— start of Data to use —
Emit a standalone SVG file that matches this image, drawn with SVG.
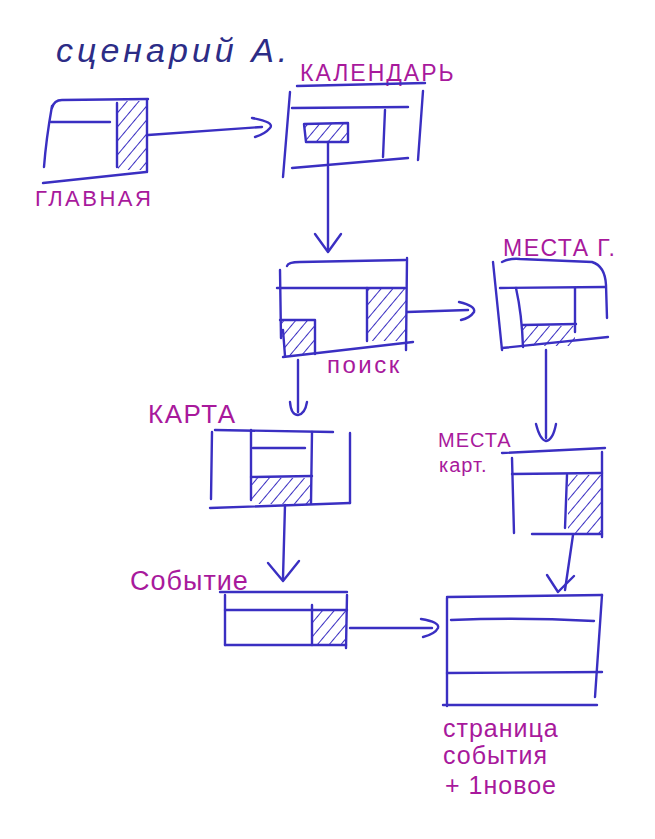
<svg xmlns="http://www.w3.org/2000/svg" width="655" height="839" viewBox="0 0 655 839">
<style>
.p{fill:none;stroke:#3a2fc2;stroke-width:2.4;stroke-linecap:round;stroke-linejoin:round}
.h{fill:url(#hatch);stroke:none}
.lbl{font-family:"Liberation Sans","DejaVu Sans",sans-serif;fill:#a8199c}
.ttl{font-family:"Liberation Sans","DejaVu Sans",sans-serif;fill:#2c2c86;font-style:italic}
</style>
<defs>
<pattern id="hatch" patternUnits="userSpaceOnUse" width="9" height="9" patternTransform="rotate(40)">
<line x1="0" y1="0" x2="0" y2="9" stroke="#3a2fc2" stroke-width="2"/>
</pattern>
</defs>
<rect width="655" height="839" fill="#ffffff"/>
<text class="ttl" x="56" y="62" font-size="34" letter-spacing="4">сценарий А.</text>

<g id="glavnaya">
<rect class="h" x="118" y="101" width="29" height="69"/>
<path class="p" d="M52,108 Q54,100 62,100 L148,99"/>
<path class="p" d="M52,106 Q46,140 44,167"/>
<path class="p" d="M51,122 L110,122"/>
<path class="p" d="M117,103 L117,167"/>
<path class="p" d="M147,100 L147,172"/>
<path class="p" d="M43,183 L146,172"/>
<text class="lbl" x="35" y="206" font-size="22" letter-spacing="2.5">ГЛАВНАЯ</text>
</g>

<g id="kalendar">
<text class="lbl" x="300" y="81" font-size="23" letter-spacing="2">КАЛЕНДАРЬ</text>
<rect class="h" x="305" y="124" width="42" height="17"/>
<path class="p" d="M297,86 L425,83"/>
<path class="p" d="M290,92 L283,177"/>
<path class="p" d="M292,108 L408,107"/>
<path class="p" d="M385,110 L383,157"/>
<path class="p" d="M423,91 L418,160"/>
<path class="p" d="M292,168 L408,158"/>
<path class="p" d="M304,124 L348,123 L348,142 L306,142 Z"/>
</g>

<g id="poisk">
<rect class="h" x="367" y="289" width="39" height="52"/>
<path class="h" d="M280,320 L315,320 L315,354 L285,356 Z"/>
<path class="p" d="M280,320 L315,320 L315,354 M285,356 L283,330"/>
<path class="p" d="M287,266 Q288,262 300,262 L405,260"/>
<path class="p" d="M280,270 L281,338"/>
<path class="p" d="M407,258 L406,350"/>
<path class="p" d="M277,288 L405,288"/>
<path class="p" d="M367,288 L367,341"/>
<path class="p" d="M283,357 L413,342"/>
<text class="lbl" x="327" y="373" font-size="24" letter-spacing="2.5">поиск</text>
</g>

<g id="mesta-g">
<text class="lbl" x="503" y="256" font-size="23" letter-spacing="1.5">МЕСТА Г.</text>
<rect class="h" x="523" y="326" width="52" height="20"/>
<path class="p" d="M493,262 Q497,300 502,350"/>
<path class="p" d="M502,262 Q510,258 520,259 L592,262 Q605,266 606,285 L607,318"/>
<path class="p" d="M500,288 L605,287"/>
<path class="p" d="M516,288 Q522,315 523,347"/>
<path class="p" d="M575,288 L575,332"/>
<path class="p" d="M523,325 L576,324"/>
<path class="p" d="M502,348 L608,337"/>
</g>

<g id="karta">
<text class="lbl" x="148" y="423" font-size="26" letter-spacing="1.5">КАРТА</text>
<rect class="h" x="252" y="478" width="60" height="26"/>
<path class="p" d="M215,430 L333,432"/>
<path class="p" d="M212,432 L211,499"/>
<path class="p" d="M350,433 L350,503"/>
<path class="p" d="M251,430 L251,500"/>
<path class="p" d="M312,432 L311,503"/>
<path class="p" d="M253,448 L305,448"/>
<path class="p" d="M251,477 L312,476"/>
<path class="p" d="M210,508 L350,503"/>
</g>

<g id="mesta-kart">
<text class="lbl" x="438" y="447" font-size="20" letter-spacing="1">МЕСТА</text>
<text class="lbl" x="439" y="472" font-size="20" letter-spacing="1">карт.</text>
<rect class="h" x="568" y="475" width="34" height="59"/>
<path class="p" d="M502,453 L605,448"/>
<path class="p" d="M512,458 L514,533"/>
<path class="p" d="M602,452 L602,537"/>
<path class="p" d="M512,474 L602,473"/>
<path class="p" d="M567,475 L565,528"/>
<path class="p" d="M532,534 L602,534"/>
</g>

<g id="sobytie">
<text class="lbl" x="130" y="590" font-size="27" letter-spacing="1">Событие</text>
<rect class="h" x="312" y="611" width="35" height="34"/>
<path class="p" d="M220,592 L347,592"/>
<path class="p" d="M225,595 L225,645"/>
<path class="p" d="M347,595 L346,648"/>
<path class="p" d="M225,610 L347,610"/>
<path class="p" d="M312,605 L312,645"/>
<path class="p" d="M225,645 L346,645"/>
</g>

<g id="stranitsa">
<path class="p" d="M447,597 L602,595"/>
<path class="p" d="M447,598 L447,706"/>
<path class="p" d="M602,595 L595,697"/>
<path class="p" d="M451,620 Q520,617 594,621"/>
<path class="p" d="M447,673 L602,672"/>
<path class="p" d="M443,705 L597,705"/>
<text class="lbl" x="443" y="737" font-size="25" letter-spacing="1">страница</text>
<text class="lbl" x="443" y="764" font-size="25" letter-spacing="1">события</text>
<text class="lbl" x="445" y="794" font-size="25" letter-spacing="1">+ 1новое</text>
</g>

<g id="connectors">
<path class="p" d="M148,135 L262,127"/>
<path class="p" d="M252,118 Q275,122 270,128 Q265,134 255,137"/>
<path class="p" d="M328,142 L328,250"/>
<path class="p" d="M315,234 L328,252 L341,234"/>
<path class="p" d="M407,312 L468,310"/>
<path class="p" d="M459,302 Q476,306 474,312 Q470,318 461,320"/>
<path class="p" d="M546,350 L546,438"/>
<path class="p" d="M536,424 Q540,440 546,441 Q553,440 556,424"/>
<path class="p" d="M298,360 L298,412"/>
<path class="p" d="M290,402 Q291,415 298,415 Q305,414 307,402"/>
<path class="p" d="M285,505 L283,578"/>
<path class="p" d="M268,563 L283,581 L299,561"/>
<path class="p" d="M350,628 L432,628"/>
<path class="p" d="M421,619 Q440,622 438,628 Q435,634 423,637"/>
<path class="p" d="M573,535 L565,590"/>
<path class="p" d="M547,575 L558,592 L574,576"/>
</g>
</svg>
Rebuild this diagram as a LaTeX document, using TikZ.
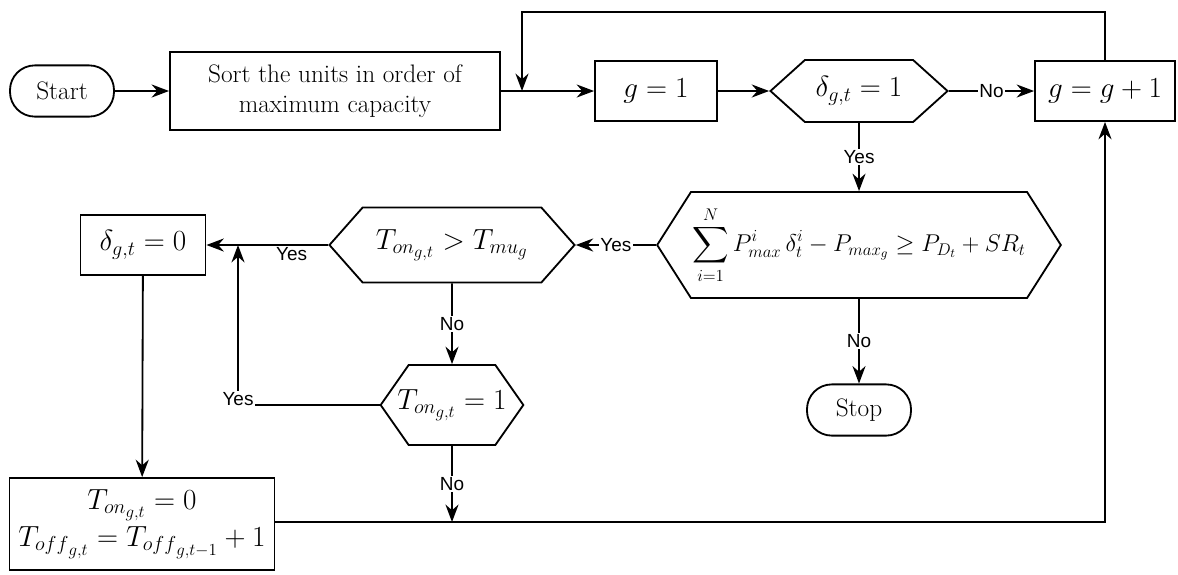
\documentclass[tikz,border=0pt]{standalone}
\usepackage{amsmath}
\usepackage{amssymb}
\usepackage{fontspec}
\newfontfamily\yesnofont{Liberation Sans}
\usepackage{tikz}
\usetikzlibrary{arrows.meta}
\usetikzlibrary{shapes.symbols}

\begin{document}
\begin{tikzpicture}[x=0.025cm, y=-0.025cm]

    % --- Global Settings ---
    \tikzset{
        every node/.style={font=\fontsize{18}{21}\selectfont},
        eqfont/.style={font=\fontsize{20.74}{26}\selectfont},
        termbox/.style={draw, line width=1.3pt, rounded corners=0.62cm, minimum width=2.6cm, minimum height=1.28cm},
        procbox/.style={draw, line width=1.3pt, align=center, inner sep=2pt},
        testbox/.style={draw, line width=1.3pt, signal, signal to=west and east, inner sep=1pt},
        flowarrow/.style={-{Stealth[scale=1.4]}, line width=1.3pt},
        answer/.style={font=\yesnofont\fontsize{13.5}{15}\selectfont, fill=white, inner sep=1pt}
    }

    \useasboundingbox (0,0) rectangle (1178,574);

    % --- Top row ---
    \node[termbox] (start) at (62,91) {Start};
    \node[procbox, minimum width=8.25cm, minimum height=1.95cm] (sort) at (335,91)
        {Sort the units in order of\\ maximum capacity};
    \node[procbox, eqfont, minimum width=3.05cm, minimum height=1.5cm] (gone) at (656,91) {$g=1$};
    \node[testbox, eqfont, minimum width=4.425cm, minimum height=1.55cm, signal pointer angle=84] (dcheck) at (859,91)
        {$\delta_{g,t}=1$};
    \node[procbox, eqfont, minimum width=3.5cm, minimum height=1.5cm] (gnext) at (1105,91) {$g=g+1$};

    % --- Checks ---
    \node[testbox, minimum width=10.075cm, minimum height=2.65cm, signal pointer angle=115] (capcheck) at (859,245)
        {$\displaystyle\sum_{i=1}^{N} P_{max}^{i}\,\delta_t^{i} - P_{{max}_g} \geq P_{D_t} + SR_t$};
    \node[testbox, eqfont, minimum width=6.125cm, minimum height=1.875cm, signal pointer angle=97] (oncheck) at (452,245)
        {$T_{{on}_{g,t}} > T_{{mu}_g}$};
    \node[testbox, eqfont, minimum height=2cm, signal pointer angle=110, inner ysep=0pt, inner xsep=-8pt] (onone) at (452,405)
        {$T_{{on}_{g,t}}=1$};
    \node[termbox] (stop) at (859,410) {Stop};

    % --- Left column ---
    \node[procbox, eqfont, minimum width=3.125cm, minimum height=1.5cm] (doff) at (143,245) {$\delta_{g,t}=0$};
    \node[procbox, eqfont, minimum width=6.625cm, minimum height=2.3cm, inner sep=0pt] (reset) at (142,524)
        {$T_{{on}_{g,t}}=0$\\ $T_{{off}_{g,t}}=T_{{off}_{g,t-1}}+1$};

    % --- Joints ---
    \coordinate (loopjoin) at (522,91);
    \coordinate (looptop) at (522,12);
    \coordinate (yesjoin) at (238,245);
    \coordinate (nojoin) at (452,522);

    % --- Connectors ---
    \draw[flowarrow] (start) -- (sort);
    \draw[flowarrow] (sort) -- (gone);
    \draw[flowarrow] (gone) -- (dcheck);
    \draw[flowarrow] (dcheck) -- node[answer] {No} (gnext);
    \draw[flowarrow] (gnext.north) |- (looptop) -- (loopjoin);
    \draw[flowarrow] (dcheck) -- node[answer] {Yes} (capcheck);
    \draw[flowarrow] (capcheck) -- node[answer] {Yes} (oncheck);
    \draw[flowarrow] (capcheck) -- node[answer] {No} (stop);
    \draw[flowarrow] (oncheck) -- node[answer, fill=none, below, pos=0.3] {Yes} (doff);
    \draw[flowarrow] (oncheck) -- node[answer] {No} (onone);
    \draw[flowarrow] (onone) -| node[answer, pos=0.5, yshift=4pt] {Yes} (yesjoin);
    \draw[flowarrow] (onone) -- node[answer] {No} (nojoin);
    \draw[flowarrow] (doff) -- (reset);
    \draw[flowarrow] (reset.east |- nojoin) -| (gnext);

\end{tikzpicture}
\end{document}
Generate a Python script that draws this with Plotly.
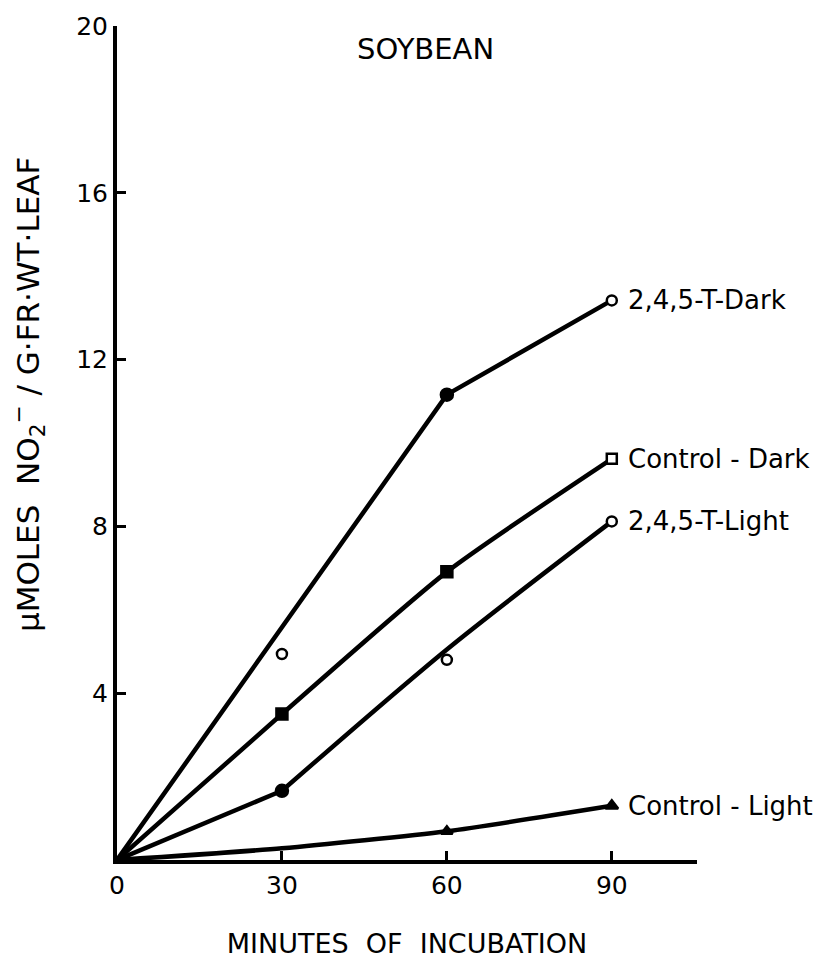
import plotly.graph_objects as go

# ---- data ----
minutes = [0, 30, 60, 90]

t245_dark_line_x = [0, 60, 90]
t245_dark_line_y = [0, 11.16, 13.42]
t245_dark_pts_x = [30, 60, 90]
t245_dark_pts_y = [4.94, 11.16, 13.42]

control_dark_y = [0, 3.50, 6.91, 9.62]
t245_light_line_y = [0, 1.66, 5.05, 8.12]
t245_light_pts_y = [1.66, 4.80, 8.12]           # at 30, 60, 90
control_light_y = [0, 0.28, 0.69, 1.30]

series_labels = ["2,4,5-T-Dark", "Control - Dark", "2,4,5-T-Light", "Control - Light"]
label_y = [13.42, 9.62, 8.12, 1.30]

x_ticks = [0, 30, 60, 90]
y_ticks = [4, 8, 12, 16, 20]

FONT = "DejaVu Sans"
LW = 4.5
MS = 10

fig = go.Figure()

def pts(x, y, symbol, fills, size=MS):
    fig.add_trace(go.Scatter(x=x, y=y, mode="markers",
                             marker=dict(symbol=symbol, size=size, color=fills, opacity=1,
                                         line=dict(width=2.5, color="#000000"))))

# 2,4,5-T Dark
fig.add_trace(go.Scatter(x=t245_dark_line_x, y=t245_dark_line_y, mode="lines",
                         line=dict(color="black", width=LW)))
pts(t245_dark_pts_x, t245_dark_pts_y, "circle", ["white", "#000000", "white"], [MS, MS + 2, MS])

# Control Dark
fig.add_trace(go.Scatter(x=minutes, y=control_dark_y, mode="lines",
                         line=dict(color="black", width=LW, shape="spline", smoothing=0.6)))
pts(minutes[1:], control_dark_y[1:], "square", ["#000000", "#000000", "white"], [MS + 1, MS + 1, MS])

# 2,4,5-T Light
fig.add_trace(go.Scatter(x=minutes[:2], y=t245_light_line_y[:2], mode="lines",
                         line=dict(color="black", width=LW)))
fig.add_trace(go.Scatter(x=minutes[1:], y=t245_light_line_y[1:], mode="lines",
                         line=dict(color="black", width=LW, shape="spline", smoothing=0.8)))
pts(minutes[1:], t245_light_pts_y, "circle", ["#000000", "white", "white"], [MS + 2, MS, MS])

# Control Light
fig.add_trace(go.Scatter(x=minutes, y=control_light_y, mode="lines",
                         line=dict(color="black", width=LW, shape="spline", smoothing=0.6)))
pts(minutes[2:], control_light_y[2:], "triangle-up", "#000000", [MS, MS + 1])

for txt, yv in zip(series_labels, label_y):
    fig.add_annotation(x=90, y=yv, text=txt, showarrow=False, xanchor="left",
                       yanchor="middle", xshift=14,
                       font=dict(family=FONT, size=26, color="black"))

fig.add_annotation(x=(425 - 117) / 580, y=1, xref="paper", yref="paper", text="SOYBEAN",
                   showarrow=False, xanchor="center", yanchor="top", yshift=-4,
                   font=dict(family=FONT, size=29, color="black"))

fig.add_annotation(x=(28 - 117) / 580, y=(860 - 390) / 843, xref="paper", yref="paper",
                   text="µMOLES  NO<sub>2</sub><sup>−</sup> / G·FR·WT·LEAF",
                   showarrow=False, textangle=-90, xanchor="center", yanchor="middle",
                   font=dict(family=FONT, size=31, color="black"))

fig.update_layout(
    width=836, height=972,
    margin=dict(l=117, r=139, t=17, b=112),
    paper_bgcolor="white", plot_bgcolor="white",
    showlegend=False,
    font=dict(family=FONT, color="black"),
    xaxis=dict(range=[0, 105.5], tickvals=x_ticks, ticktext=[str(v) for v in x_ticks],
               ticks="inside", ticklen=9, tickwidth=3, tickcolor="black",
               showline=True, linewidth=4, linecolor="black", showgrid=False, zeroline=False,
               tickfont=dict(family=FONT, size=25, color="black"),
               title=dict(text="MINUTES  OF  INCUBATION", standoff=36,
                          font=dict(family=FONT, size=27, color="black"))),
    yaxis=dict(range=[0, 20], tickvals=y_ticks, ticktext=[str(v) for v in y_ticks],
               ticks="inside", ticklen=9, tickwidth=3, tickcolor="black",
               showline=True, linewidth=4, linecolor="black", showgrid=False, zeroline=False,
               tickfont=dict(family=FONT, size=25, color="black")),
)

fig.write_html("out.html")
— end of Data to use —
Challenge:
Reproduce exactly the section that begins with the line containing "Generate a Python" and ends with the line containing "control_light_y = [0, 0.28, 0.69, 1.30]". Both boundary lines belong in the copy, but pictures do not.

Response to the task:
Generate a Python script that draws this with Plotly.
import plotly.graph_objects as go

# ---- data ----
minutes = [0, 30, 60, 90]

t245_dark_line_x = [0, 60, 90]
t245_dark_line_y = [0, 11.16, 13.42]
t245_dark_pts_x = [30, 60, 90]
t245_dark_pts_y = [4.94, 11.16, 13.42]

control_dark_y = [0, 3.50, 6.91, 9.62]
t245_light_line_y = [0, 1.66, 5.05, 8.12]
t245_light_pts_y = [1.66, 4.80, 8.12]           # at 30, 60, 90
control_light_y = [0, 0.28, 0.69, 1.30]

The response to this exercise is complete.